Plus globalement, au niveau du sous-continent, « il y a eu plusieurs scandales liés à des investissements chinois comme le barrage en Équateur », note Marc Lanteigne. Le gigantesque barrage hydroélectrique de Coca Codo Sinclair construit par la Chine et inauguré en 2016 était censé permettre de générer de l’électricité bon marché à tout le pays… Au final, il n’a jamais fonctionné correctement, et seule la Chine en est ressortie gagnante grâce au pétrole bon marché que l’Équateur a dû lui vendre pour rembourser les dettes contractées.

Preuve du mouvais souvenir que le passage chinois peut laisser, « les populations de pays qui ont reçu de l’aide chinoise ont généralement une moins bonne opinions de la Chine », ont constaté les auteurs d’un rapport sur le rôle de la Chine en Amérique Latine publiée par l’université de Birmingham en 2023. Au Chili, par exemple, une partie de la population s’inquiète de la trop grande dépendance à la Chine : en effet, 38 % de toutes les exportations chiliennes vont en Chine.

Mais est-ce que c’est suffisant pour se détourner de la Chine ? Pour se tourner vers quel autre puissance ? « Les États-Unis continuent à avoir très mauvaise presse dans bon nombre de pays », note Wolfgang Muno. Même des pays comme la Colombie, qui reste politiquement proche des États-Unis, ne dit pas non aux investissements chinois. C’est en partie dû au fait « que durant la premier mandat de Donald Trump [2016-2020], l’Amérique Latine était totalement absente de l’agenda présidentiel, laissant Pékin gagner en influence”, affirme Marc Lanteigne.

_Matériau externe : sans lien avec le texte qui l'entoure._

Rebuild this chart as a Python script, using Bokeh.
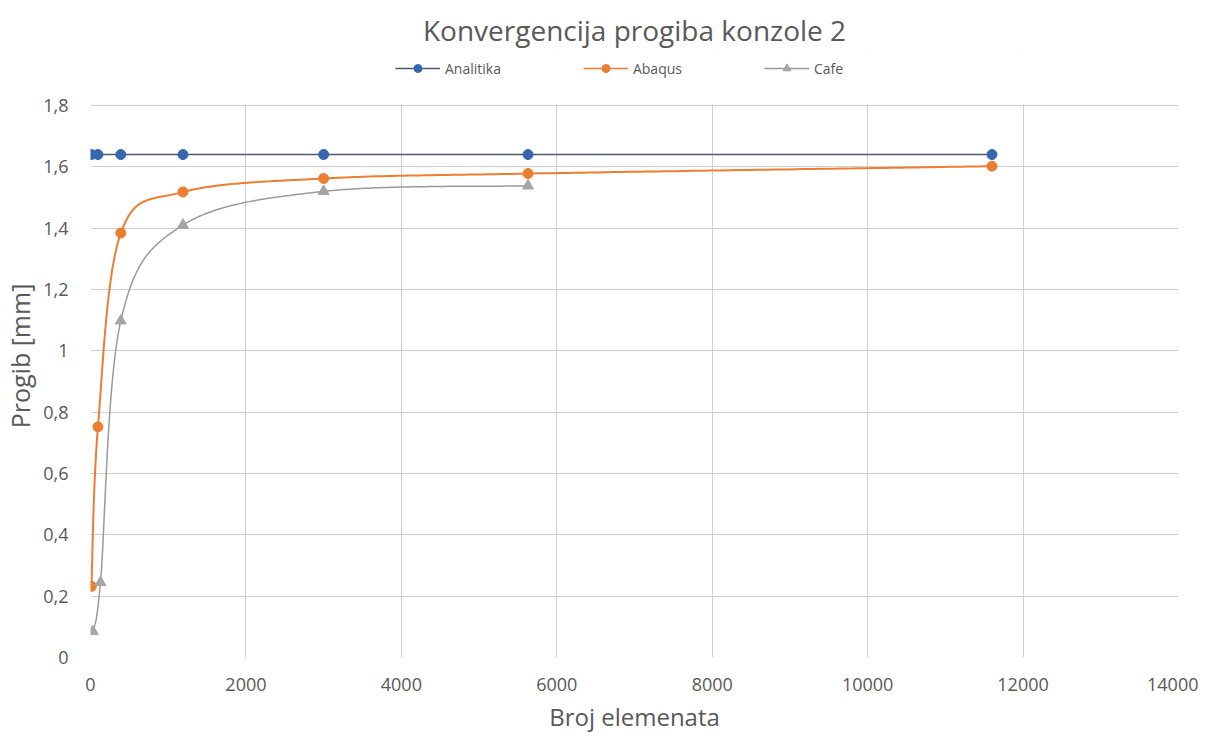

Cela pourrait changer avec le retour de Donald Trump. « Surtout si c’est bien Marco Rubio qui devient secrétaire d’État. C’est un spécialiste de la région », note Wolfgang Muno. C’est pourquoi, estime Günther Maihold, la Chine va « probablement jouer profil bas en Amérique Latine ces prochains temps ». Histoire de continuer à soigner ses intérêts sans pour autant pousser le futur président Donald Trump à abandonner son isolationnisme et se mettre en tête de contrer la Chine sur le sous-continent latino-américain.